Written task: Your task is to retype the lines between the line with "Give me the" and the line with "const totalSlots = 209;", inclusive. Copy no pictures and no other lines.

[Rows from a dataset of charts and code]
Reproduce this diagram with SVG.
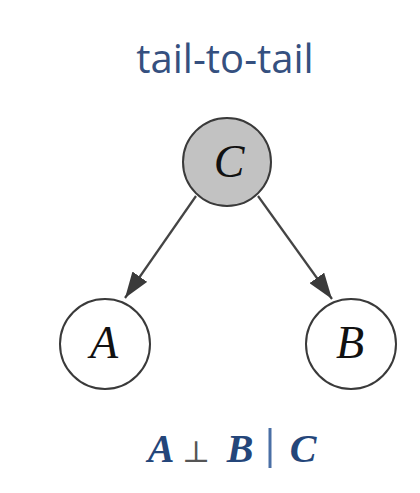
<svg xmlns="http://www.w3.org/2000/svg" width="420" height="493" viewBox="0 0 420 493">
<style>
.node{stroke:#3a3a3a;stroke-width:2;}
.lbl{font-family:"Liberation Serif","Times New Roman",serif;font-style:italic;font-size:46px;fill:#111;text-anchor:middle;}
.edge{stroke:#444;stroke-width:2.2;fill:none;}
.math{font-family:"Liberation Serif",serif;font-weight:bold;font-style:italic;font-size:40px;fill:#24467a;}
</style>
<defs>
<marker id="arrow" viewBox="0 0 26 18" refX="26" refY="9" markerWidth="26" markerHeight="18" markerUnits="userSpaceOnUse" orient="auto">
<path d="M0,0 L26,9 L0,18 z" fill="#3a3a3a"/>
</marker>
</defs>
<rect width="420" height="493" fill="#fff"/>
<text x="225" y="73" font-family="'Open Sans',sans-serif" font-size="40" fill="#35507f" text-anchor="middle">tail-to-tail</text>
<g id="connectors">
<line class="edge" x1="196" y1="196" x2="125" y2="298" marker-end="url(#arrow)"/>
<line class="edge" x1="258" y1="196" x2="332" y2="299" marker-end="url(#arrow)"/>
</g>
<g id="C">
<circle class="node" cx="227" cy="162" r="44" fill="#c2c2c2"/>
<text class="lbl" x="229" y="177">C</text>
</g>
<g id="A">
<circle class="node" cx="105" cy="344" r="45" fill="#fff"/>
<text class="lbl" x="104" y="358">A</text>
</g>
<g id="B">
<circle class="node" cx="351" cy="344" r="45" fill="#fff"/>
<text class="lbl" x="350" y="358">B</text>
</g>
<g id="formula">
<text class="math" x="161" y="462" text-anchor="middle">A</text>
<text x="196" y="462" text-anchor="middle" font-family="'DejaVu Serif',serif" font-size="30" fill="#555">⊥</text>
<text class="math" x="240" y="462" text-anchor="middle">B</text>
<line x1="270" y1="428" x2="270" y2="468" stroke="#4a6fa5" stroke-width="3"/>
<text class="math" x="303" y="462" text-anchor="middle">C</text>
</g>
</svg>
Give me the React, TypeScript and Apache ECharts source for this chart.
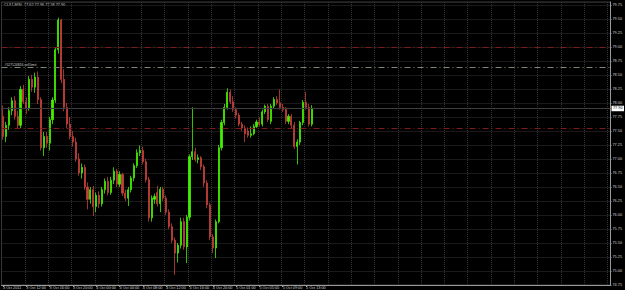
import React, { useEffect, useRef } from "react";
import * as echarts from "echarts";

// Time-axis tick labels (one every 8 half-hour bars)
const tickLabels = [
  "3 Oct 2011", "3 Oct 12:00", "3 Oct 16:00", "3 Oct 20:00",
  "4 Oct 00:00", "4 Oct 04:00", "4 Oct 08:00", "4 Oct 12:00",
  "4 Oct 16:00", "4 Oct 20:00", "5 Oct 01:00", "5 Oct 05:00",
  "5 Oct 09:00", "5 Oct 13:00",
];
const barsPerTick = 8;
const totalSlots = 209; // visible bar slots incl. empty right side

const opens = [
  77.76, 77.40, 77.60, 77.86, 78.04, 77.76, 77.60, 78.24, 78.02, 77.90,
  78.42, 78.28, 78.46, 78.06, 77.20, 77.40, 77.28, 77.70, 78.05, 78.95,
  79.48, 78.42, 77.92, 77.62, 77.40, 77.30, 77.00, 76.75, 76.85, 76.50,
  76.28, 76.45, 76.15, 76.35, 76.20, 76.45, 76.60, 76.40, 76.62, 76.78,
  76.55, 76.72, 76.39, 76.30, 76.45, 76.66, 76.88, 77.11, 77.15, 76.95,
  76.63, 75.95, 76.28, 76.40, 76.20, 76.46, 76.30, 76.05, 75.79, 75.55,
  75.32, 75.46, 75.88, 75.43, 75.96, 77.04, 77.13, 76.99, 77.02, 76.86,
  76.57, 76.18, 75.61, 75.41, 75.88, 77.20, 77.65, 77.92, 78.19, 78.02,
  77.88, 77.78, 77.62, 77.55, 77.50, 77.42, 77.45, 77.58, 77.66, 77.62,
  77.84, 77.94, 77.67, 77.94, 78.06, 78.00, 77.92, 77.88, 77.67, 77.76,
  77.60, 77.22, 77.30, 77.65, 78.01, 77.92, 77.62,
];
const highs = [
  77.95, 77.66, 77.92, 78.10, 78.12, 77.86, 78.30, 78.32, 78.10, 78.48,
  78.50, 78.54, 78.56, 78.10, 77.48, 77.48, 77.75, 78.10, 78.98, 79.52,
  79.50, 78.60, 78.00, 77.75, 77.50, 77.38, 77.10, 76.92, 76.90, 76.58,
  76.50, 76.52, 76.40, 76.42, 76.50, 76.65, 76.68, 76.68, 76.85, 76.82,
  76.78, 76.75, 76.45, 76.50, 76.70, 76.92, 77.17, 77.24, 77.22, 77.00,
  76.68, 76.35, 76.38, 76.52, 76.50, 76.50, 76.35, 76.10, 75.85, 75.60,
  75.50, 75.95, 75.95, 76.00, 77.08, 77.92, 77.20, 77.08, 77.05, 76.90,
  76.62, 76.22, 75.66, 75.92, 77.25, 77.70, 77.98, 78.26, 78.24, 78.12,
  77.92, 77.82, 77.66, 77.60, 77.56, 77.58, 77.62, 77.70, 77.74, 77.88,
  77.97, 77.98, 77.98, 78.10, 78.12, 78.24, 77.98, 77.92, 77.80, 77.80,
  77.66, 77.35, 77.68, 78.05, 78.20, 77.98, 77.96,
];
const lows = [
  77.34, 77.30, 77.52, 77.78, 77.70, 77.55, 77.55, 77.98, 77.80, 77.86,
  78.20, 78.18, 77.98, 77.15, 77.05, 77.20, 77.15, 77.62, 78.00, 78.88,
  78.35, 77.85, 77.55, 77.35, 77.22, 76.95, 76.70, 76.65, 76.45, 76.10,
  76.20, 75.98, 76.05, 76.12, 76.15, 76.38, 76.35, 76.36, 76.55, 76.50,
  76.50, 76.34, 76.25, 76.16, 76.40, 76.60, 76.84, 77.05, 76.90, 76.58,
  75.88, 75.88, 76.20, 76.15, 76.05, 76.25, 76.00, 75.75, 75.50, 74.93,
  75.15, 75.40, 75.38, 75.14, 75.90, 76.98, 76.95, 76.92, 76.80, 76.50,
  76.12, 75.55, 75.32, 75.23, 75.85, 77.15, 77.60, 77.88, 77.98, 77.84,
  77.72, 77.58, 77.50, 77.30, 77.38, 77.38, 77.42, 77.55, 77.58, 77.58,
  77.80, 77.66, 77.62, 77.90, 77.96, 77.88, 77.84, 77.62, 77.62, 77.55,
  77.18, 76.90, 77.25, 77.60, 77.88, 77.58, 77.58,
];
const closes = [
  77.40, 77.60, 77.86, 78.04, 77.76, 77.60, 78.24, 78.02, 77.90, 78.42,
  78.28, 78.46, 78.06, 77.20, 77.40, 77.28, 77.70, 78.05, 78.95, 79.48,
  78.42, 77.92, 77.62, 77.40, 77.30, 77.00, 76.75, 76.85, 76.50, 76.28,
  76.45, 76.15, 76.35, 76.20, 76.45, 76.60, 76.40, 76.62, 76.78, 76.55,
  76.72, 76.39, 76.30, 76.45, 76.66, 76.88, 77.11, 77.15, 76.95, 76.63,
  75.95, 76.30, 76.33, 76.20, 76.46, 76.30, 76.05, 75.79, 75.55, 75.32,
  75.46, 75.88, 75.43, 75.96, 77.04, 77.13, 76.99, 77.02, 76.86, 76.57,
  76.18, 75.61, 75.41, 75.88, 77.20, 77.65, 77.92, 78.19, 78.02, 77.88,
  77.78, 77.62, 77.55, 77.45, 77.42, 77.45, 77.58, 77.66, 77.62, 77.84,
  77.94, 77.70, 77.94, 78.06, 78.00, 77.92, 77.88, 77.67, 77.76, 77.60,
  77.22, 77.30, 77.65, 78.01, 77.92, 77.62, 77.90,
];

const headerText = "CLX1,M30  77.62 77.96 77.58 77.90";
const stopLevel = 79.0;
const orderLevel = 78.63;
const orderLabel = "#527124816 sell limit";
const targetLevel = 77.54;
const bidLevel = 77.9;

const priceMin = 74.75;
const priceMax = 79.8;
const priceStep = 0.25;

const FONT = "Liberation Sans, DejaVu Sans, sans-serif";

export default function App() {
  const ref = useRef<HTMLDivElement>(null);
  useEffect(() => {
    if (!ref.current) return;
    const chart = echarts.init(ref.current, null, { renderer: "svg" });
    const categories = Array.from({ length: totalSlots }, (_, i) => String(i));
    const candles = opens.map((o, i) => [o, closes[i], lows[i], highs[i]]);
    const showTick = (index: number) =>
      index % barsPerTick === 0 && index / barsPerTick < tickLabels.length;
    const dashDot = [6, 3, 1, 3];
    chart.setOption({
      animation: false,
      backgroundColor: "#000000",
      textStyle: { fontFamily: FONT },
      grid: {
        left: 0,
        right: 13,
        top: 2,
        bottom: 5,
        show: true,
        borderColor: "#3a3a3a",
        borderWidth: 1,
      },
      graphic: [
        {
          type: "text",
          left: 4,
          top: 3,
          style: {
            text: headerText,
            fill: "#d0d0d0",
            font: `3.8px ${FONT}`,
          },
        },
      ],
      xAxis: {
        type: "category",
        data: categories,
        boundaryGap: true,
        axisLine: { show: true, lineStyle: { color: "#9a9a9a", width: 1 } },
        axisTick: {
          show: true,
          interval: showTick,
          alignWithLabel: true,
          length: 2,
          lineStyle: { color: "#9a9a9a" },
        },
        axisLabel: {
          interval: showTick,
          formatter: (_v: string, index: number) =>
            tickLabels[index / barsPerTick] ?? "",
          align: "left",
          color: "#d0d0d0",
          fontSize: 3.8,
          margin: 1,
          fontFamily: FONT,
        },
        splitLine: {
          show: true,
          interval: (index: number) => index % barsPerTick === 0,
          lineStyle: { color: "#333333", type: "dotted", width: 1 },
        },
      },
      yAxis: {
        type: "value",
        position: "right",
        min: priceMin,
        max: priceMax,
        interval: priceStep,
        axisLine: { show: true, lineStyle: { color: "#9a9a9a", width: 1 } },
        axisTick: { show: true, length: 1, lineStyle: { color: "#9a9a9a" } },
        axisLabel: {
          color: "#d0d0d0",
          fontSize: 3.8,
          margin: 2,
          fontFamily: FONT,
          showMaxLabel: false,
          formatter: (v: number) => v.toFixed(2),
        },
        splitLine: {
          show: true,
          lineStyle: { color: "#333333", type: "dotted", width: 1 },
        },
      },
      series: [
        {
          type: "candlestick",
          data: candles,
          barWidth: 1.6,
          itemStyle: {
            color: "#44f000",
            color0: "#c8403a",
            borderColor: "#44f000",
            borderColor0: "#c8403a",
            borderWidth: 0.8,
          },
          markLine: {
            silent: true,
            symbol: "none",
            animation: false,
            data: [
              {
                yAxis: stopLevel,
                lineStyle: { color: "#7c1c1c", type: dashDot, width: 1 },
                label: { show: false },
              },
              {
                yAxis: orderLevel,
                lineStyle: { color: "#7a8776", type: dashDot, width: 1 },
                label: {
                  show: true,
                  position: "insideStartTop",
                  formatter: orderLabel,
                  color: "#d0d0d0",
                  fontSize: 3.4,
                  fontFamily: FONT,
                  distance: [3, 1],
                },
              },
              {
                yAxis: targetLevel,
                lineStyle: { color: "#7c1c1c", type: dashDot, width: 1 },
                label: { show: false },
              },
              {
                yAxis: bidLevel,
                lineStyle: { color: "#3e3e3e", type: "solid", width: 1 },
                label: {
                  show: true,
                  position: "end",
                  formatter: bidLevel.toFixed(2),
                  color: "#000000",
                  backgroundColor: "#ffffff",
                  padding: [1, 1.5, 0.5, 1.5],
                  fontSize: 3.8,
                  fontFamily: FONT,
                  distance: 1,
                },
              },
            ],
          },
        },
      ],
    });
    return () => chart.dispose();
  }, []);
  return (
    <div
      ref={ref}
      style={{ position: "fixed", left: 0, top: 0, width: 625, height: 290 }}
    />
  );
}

Problem solution:
Give me the React, TypeScript and Apache ECharts source for this chart.
import React, { useEffect, useRef } from "react";
import * as echarts from "echarts";

// Time-axis tick labels (one every 8 half-hour bars)
const tickLabels = [
  "3 Oct 2011", "3 Oct 12:00", "3 Oct 16:00", "3 Oct 20:00",
  "4 Oct 00:00", "4 Oct 04:00", "4 Oct 08:00", "4 Oct 12:00",
  "4 Oct 16:00", "4 Oct 20:00", "5 Oct 01:00", "5 Oct 05:00",
  "5 Oct 09:00", "5 Oct 13:00",
];
const barsPerTick = 8;
const totalSlots = 209; // visible bar slots incl. empty right side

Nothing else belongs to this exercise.